__Provided material__
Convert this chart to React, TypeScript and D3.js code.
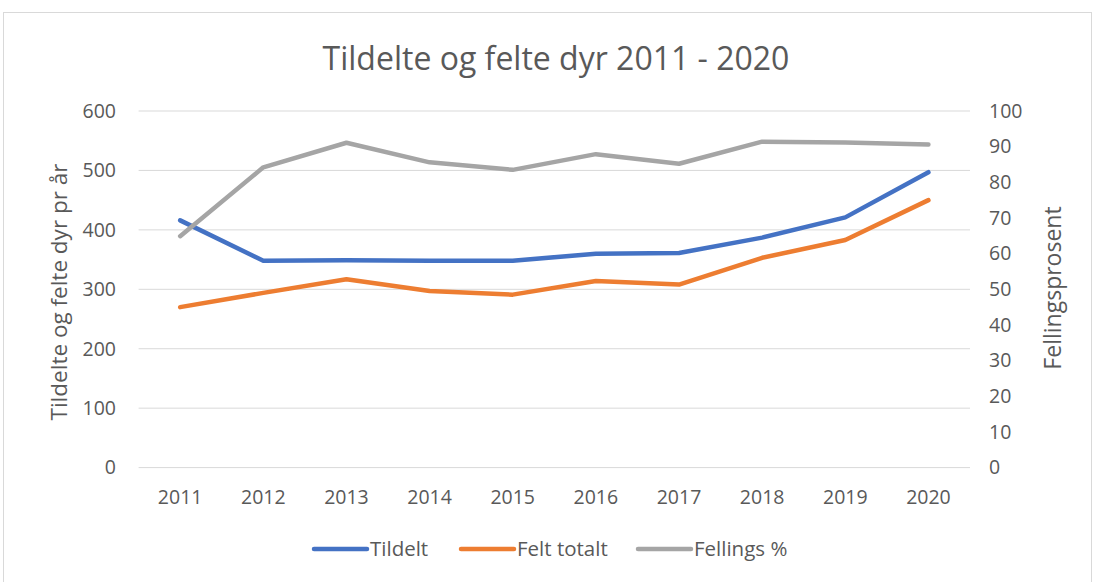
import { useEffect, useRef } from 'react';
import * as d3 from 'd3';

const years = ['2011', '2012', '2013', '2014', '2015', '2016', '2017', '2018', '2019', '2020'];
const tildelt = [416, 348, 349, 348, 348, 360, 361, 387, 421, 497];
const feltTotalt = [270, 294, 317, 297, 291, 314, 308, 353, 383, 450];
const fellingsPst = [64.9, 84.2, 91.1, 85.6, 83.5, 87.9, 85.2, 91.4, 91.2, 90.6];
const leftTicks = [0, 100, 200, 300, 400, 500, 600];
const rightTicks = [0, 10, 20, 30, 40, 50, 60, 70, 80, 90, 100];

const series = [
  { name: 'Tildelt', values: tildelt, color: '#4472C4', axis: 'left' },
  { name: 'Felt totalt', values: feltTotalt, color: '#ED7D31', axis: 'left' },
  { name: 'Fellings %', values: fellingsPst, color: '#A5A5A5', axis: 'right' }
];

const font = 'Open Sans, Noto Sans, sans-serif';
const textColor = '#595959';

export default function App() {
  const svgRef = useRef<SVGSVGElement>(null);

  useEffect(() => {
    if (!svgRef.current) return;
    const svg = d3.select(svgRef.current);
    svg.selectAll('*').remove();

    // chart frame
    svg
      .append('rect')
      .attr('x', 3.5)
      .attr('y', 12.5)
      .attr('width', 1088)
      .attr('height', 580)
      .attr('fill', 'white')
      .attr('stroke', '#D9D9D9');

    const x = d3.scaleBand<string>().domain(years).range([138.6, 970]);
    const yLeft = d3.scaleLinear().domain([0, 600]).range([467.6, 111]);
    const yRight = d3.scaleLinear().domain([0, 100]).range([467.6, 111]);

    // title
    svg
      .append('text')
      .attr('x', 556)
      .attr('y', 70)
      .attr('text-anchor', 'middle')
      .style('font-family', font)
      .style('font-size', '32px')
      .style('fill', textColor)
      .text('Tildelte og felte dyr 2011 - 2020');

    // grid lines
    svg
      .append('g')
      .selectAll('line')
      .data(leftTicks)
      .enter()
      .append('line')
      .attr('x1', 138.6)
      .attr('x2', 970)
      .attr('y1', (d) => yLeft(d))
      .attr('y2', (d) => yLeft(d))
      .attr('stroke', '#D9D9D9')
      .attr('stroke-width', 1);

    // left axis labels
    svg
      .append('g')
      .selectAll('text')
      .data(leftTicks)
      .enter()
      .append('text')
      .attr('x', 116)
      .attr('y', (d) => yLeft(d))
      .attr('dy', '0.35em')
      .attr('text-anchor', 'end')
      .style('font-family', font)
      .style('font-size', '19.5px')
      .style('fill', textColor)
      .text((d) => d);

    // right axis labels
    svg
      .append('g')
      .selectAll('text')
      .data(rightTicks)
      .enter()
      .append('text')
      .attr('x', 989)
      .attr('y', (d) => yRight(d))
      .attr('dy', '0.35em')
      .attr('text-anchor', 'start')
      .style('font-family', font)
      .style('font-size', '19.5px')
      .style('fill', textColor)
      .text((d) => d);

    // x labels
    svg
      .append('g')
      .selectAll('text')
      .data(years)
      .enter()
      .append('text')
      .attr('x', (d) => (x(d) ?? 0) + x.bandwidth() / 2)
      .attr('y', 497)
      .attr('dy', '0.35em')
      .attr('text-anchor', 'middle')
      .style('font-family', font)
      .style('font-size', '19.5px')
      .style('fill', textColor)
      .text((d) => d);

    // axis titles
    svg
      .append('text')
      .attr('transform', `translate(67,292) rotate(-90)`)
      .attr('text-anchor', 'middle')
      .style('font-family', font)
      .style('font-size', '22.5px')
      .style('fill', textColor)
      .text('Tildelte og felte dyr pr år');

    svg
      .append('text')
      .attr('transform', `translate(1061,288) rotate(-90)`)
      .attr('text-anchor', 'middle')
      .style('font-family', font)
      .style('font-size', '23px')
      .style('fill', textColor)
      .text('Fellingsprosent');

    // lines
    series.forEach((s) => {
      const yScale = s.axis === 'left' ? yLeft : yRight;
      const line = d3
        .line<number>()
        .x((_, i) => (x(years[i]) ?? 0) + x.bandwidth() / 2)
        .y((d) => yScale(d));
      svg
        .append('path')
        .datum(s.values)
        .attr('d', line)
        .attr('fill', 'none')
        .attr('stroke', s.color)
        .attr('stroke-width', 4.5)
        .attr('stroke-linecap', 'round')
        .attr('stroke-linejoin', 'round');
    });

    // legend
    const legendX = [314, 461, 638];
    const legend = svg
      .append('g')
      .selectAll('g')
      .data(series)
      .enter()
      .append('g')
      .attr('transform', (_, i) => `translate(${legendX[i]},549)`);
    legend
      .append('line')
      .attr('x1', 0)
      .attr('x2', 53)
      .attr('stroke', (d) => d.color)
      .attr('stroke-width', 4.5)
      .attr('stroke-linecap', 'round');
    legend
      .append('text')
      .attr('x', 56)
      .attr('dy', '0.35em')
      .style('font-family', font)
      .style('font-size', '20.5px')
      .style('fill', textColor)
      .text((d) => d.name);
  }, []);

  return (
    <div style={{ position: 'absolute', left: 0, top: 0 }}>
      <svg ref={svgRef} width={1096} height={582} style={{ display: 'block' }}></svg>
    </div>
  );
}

---

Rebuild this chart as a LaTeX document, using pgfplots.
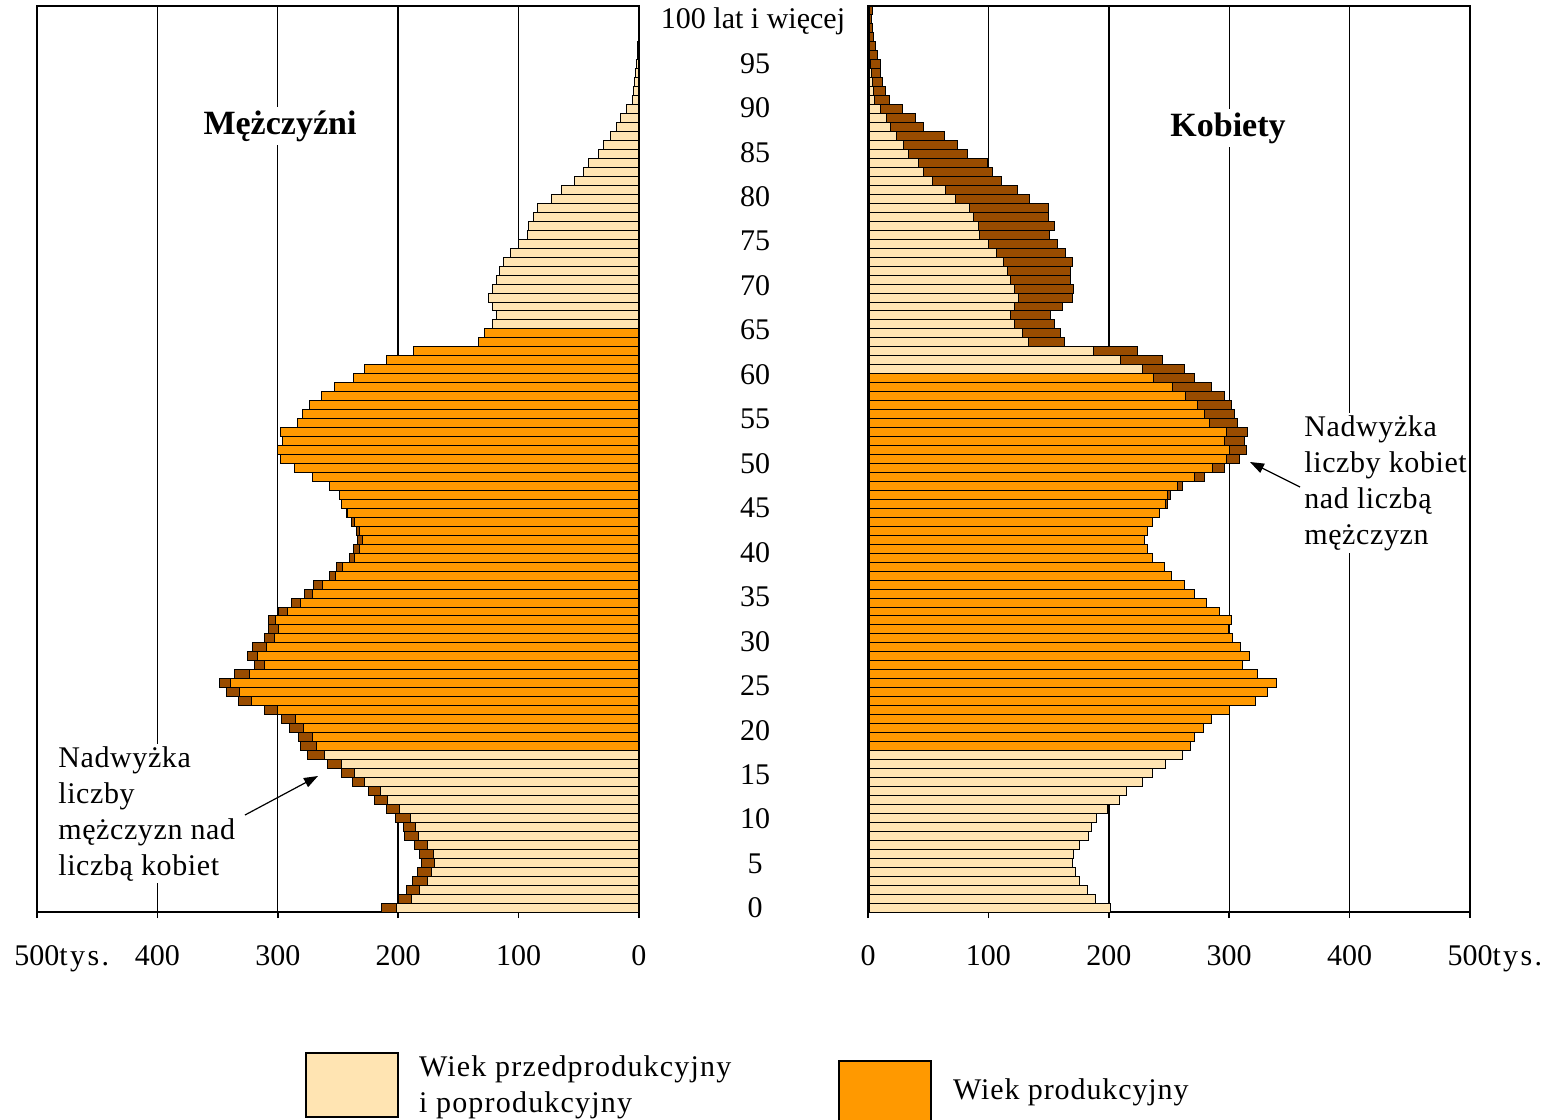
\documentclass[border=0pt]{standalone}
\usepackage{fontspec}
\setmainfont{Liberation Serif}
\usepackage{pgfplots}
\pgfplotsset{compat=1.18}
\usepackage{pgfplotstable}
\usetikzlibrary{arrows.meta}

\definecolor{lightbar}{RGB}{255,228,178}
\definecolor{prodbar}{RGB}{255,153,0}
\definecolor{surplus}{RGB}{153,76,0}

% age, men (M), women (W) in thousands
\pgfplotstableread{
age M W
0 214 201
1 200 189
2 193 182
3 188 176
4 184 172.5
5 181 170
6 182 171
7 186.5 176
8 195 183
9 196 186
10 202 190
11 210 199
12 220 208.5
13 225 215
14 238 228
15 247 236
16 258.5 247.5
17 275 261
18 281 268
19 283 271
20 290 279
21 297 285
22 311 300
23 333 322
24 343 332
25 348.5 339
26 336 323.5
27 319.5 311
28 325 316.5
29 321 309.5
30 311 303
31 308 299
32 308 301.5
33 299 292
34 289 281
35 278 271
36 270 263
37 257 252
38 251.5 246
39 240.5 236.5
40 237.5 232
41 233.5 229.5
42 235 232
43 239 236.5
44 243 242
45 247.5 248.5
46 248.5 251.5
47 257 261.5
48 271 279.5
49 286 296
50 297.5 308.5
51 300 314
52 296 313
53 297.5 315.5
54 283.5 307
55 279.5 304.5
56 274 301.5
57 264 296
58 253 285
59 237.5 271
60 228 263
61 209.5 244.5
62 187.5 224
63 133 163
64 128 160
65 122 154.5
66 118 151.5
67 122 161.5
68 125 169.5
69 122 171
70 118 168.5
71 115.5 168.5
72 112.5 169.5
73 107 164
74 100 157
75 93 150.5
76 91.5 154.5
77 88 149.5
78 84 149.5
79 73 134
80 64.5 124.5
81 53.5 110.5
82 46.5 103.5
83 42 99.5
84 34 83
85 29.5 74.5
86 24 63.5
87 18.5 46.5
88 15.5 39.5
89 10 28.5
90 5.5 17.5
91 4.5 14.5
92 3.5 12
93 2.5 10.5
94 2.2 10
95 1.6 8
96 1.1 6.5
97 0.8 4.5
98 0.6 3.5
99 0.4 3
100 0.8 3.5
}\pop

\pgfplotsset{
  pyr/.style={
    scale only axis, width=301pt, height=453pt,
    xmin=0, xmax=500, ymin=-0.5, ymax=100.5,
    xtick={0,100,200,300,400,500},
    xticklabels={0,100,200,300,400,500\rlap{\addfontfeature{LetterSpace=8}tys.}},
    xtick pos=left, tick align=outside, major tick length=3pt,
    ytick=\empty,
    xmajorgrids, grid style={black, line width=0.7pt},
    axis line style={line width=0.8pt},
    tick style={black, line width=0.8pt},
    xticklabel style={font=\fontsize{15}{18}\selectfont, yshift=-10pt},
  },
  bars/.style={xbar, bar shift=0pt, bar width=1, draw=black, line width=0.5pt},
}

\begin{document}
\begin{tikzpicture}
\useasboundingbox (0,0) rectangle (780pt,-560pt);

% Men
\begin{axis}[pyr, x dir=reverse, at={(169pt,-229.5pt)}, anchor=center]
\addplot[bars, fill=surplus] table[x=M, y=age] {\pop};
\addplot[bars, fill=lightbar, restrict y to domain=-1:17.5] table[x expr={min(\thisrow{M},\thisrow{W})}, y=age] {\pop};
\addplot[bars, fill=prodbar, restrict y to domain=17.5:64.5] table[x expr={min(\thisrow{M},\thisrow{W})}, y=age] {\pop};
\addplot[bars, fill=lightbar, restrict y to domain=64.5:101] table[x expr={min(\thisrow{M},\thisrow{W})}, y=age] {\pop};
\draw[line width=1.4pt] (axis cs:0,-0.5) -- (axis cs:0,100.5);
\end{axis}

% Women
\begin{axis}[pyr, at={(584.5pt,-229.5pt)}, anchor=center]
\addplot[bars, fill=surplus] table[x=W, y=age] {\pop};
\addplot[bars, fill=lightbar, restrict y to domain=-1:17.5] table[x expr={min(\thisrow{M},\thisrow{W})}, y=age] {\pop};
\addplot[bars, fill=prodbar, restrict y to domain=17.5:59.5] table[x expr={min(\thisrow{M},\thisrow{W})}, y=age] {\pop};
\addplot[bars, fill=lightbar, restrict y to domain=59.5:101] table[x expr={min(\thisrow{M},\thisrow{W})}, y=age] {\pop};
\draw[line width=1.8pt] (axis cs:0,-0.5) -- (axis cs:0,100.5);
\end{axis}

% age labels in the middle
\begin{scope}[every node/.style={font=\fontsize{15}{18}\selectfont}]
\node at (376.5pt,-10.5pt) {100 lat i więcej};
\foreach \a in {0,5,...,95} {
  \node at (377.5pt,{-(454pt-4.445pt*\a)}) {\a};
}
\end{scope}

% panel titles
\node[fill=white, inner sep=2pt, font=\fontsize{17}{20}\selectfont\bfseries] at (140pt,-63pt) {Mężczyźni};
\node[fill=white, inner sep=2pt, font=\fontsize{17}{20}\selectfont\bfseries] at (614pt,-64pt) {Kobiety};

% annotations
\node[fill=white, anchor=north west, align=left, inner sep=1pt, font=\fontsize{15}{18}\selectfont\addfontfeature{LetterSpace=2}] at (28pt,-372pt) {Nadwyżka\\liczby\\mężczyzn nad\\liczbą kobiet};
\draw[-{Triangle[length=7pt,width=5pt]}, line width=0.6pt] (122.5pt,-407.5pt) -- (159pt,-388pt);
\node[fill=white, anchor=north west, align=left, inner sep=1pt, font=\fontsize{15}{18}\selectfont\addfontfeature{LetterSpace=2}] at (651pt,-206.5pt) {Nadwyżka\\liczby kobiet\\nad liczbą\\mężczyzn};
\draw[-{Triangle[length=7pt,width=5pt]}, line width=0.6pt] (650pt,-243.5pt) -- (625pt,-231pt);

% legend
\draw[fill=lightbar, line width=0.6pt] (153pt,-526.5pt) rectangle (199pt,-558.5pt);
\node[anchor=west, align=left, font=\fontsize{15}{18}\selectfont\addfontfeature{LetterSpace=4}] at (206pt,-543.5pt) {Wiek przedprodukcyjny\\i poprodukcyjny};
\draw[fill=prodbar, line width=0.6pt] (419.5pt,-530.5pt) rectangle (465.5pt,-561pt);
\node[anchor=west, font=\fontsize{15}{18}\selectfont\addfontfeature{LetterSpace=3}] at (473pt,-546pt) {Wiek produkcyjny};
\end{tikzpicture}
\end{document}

__Aim__
From the records above, copy exactly the stretch from the line holding "Convert this chart" through the line holding "const svgRef = useRef<SVGSVGElement>(null);", both ends included, without the pictures.

__The completed task__
Convert this chart to React, TypeScript and D3.js code.
import { useEffect, useRef } from 'react';
import * as d3 from 'd3';

const years = ['2011', '2012', '2013', '2014', '2015', '2016', '2017', '2018', '2019', '2020'];
const tildelt = [416, 348, 349, 348, 348, 360, 361, 387, 421, 497];
const feltTotalt = [270, 294, 317, 297, 291, 314, 308, 353, 383, 450];
const fellingsPst = [64.9, 84.2, 91.1, 85.6, 83.5, 87.9, 85.2, 91.4, 91.2, 90.6];
const leftTicks = [0, 100, 200, 300, 400, 500, 600];
const rightTicks = [0, 10, 20, 30, 40, 50, 60, 70, 80, 90, 100];

const series = [
  { name: 'Tildelt', values: tildelt, color: '#4472C4', axis: 'left' },
  { name: 'Felt totalt', values: feltTotalt, color: '#ED7D31', axis: 'left' },
  { name: 'Fellings %', values: fellingsPst, color: '#A5A5A5', axis: 'right' }
];

const font = 'Open Sans, Noto Sans, sans-serif';
const textColor = '#595959';

export default function App() {
  const svgRef = useRef<SVGSVGElement>(null);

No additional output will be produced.